>> Begin
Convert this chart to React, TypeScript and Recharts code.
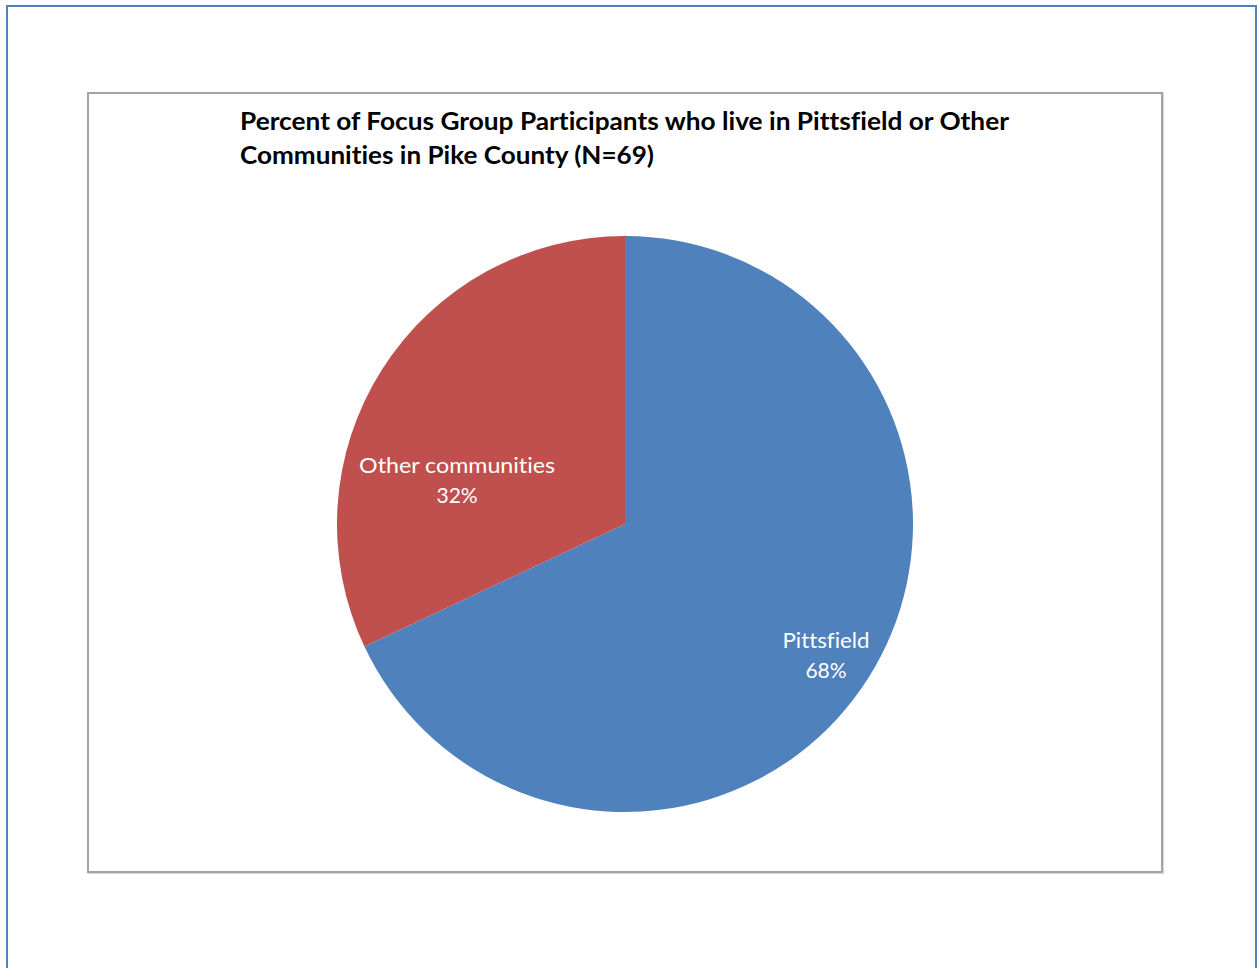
import React from "react";
import { PieChart, Pie, Cell } from "recharts";

// Share of focus group participants by where they live (Pike County, N=69).
const NAMES = ["Pittsfield", "Other communities"];
const VALUES = [68, 32];
const COLORS = ["#4f81bd", "#c0504d"];

const TITLE_LINES = [
  "Percent of Focus Group Participants who live in Pittsfield or Other",
  "Communities in Pike County (N=69)",
];

// Excel "best fit" label spots, in units of the outer radius from the centre
const LABEL_SPOT: Record<string, { dx: number; dy: number; w: number }> = {
  Pittsfield: { dx: 0.698, dy: 0.431, w: 87 },
  "Other communities": { dx: -0.583, dy: -0.177, w: 196 },
};

const FONT = "Lato, 'Open Sans', 'Liberation Sans', sans-serif";
const NO_LIGA = { fontVariantLigatures: "none" as const };

const data = NAMES.map((name, i) => ({ name, value: VALUES[i] }));

function SliceLabel(props: any) {
  const { cx, cy, outerRadius, name, percent } = props;
  const spot = LABEL_SPOT[name];
  if (!spot) return null;
  const x = cx + spot.dx * outerRadius;
  const y = cy + spot.dy * outerRadius;
  return (
    <g>
      <text
        x={x}
        y={y}
        textAnchor="middle"
        fill="#ffffff"
        fontSize={21}
        fontFamily={FONT}
        style={NO_LIGA}
        textLength={spot.w}
        lengthAdjust="spacingAndGlyphs"
      >
        {name}
      </text>
      <text
        x={x}
        y={y + 30}
        textAnchor="middle"
        fill="#ffffff"
        fontSize={21}
        fontFamily={FONT}
      >
        {`${Math.round(percent * 100)}%`}
      </text>
    </g>
  );
}

export default function App() {
  return (
    <div
      style={{
        position: "fixed",
        left: 0,
        top: 0,
        width: 1257,
        height: 968,
        overflow: "hidden",
        background: "#ffffff",
      }}
    >
      {/* outer page frame */}
      <div
        style={{
          position: "absolute",
          left: 6,
          top: 5,
          width: 1247,
          height: 1000,
          border: "2px solid #4f81bd",
        }}
      />
      {/* chart area frame */}
      <div
        style={{
          position: "absolute",
          left: 87,
          top: 92,
          width: 1072,
          height: 777,
          border: "2px solid #a3a3a3",
          boxShadow: "1px 1px 1px rgba(0,0,0,0.15)",
        }}
      />
      <svg
        width={1257}
        height={968}
        style={{ position: "absolute", left: 0, top: 0 }}
      >
        <text
          x={240}
          y={130}
          fontSize={24}
          fontWeight="bold"
          fontFamily={FONT}
          fill="#000000"
          style={NO_LIGA}
          textLength={769}
          lengthAdjust="spacingAndGlyphs"
        >
          {TITLE_LINES[0]}
        </text>
        <text
          x={240}
          y={164}
          fontSize={24}
          fontWeight="bold"
          fontFamily={FONT}
          fill="#000000"
          style={NO_LIGA}
          textLength={414}
          lengthAdjust="spacingAndGlyphs"
        >
          {TITLE_LINES[1]}
        </text>
      </svg>
      <div style={{ position: "absolute", left: 0, top: 0 }}>
        <PieChart
          width={1257}
          height={968}
          margin={{ top: 0, right: 0, bottom: 0, left: 0 }}
        >
          <Pie
            data={data}
            dataKey="value"
            nameKey="name"
            cx={625}
            cy={524}
            outerRadius={288}
            startAngle={90}
            endAngle={-270}
            stroke="none"
            label={SliceLabel}
            labelLine={false}
            isAnimationActive={false}
          >
            {data.map((d, i) => (
              <Cell key={d.name} fill={COLORS[i]} />
            ))}
          </Pie>
        </PieChart>
      </div>
    </div>
  );
}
>> End
TASK OBJECTIVE:
Without any pictures, reproduce the lines from the first one in the material through the line that has "const data = NAMES.map((name, i)", exactly as they appear.

TASK ANSWER:
Convert this chart to React, TypeScript and Recharts code.
import React from "react";
import { PieChart, Pie, Cell } from "recharts";

// Share of focus group participants by where they live (Pike County, N=69).
const NAMES = ["Pittsfield", "Other communities"];
const VALUES = [68, 32];
const COLORS = ["#4f81bd", "#c0504d"];

const TITLE_LINES = [
  "Percent of Focus Group Participants who live in Pittsfield or Other",
  "Communities in Pike County (N=69)",
];

// Excel "best fit" label spots, in units of the outer radius from the centre
const LABEL_SPOT: Record<string, { dx: number; dy: number; w: number }> = {
  Pittsfield: { dx: 0.698, dy: 0.431, w: 87 },
  "Other communities": { dx: -0.583, dy: -0.177, w: 196 },
};

const FONT = "Lato, 'Open Sans', 'Liberation Sans', sans-serif";
const NO_LIGA = { fontVariantLigatures: "none" as const };

const data = NAMES.map((name, i) => ({ name, value: VALUES[i] }));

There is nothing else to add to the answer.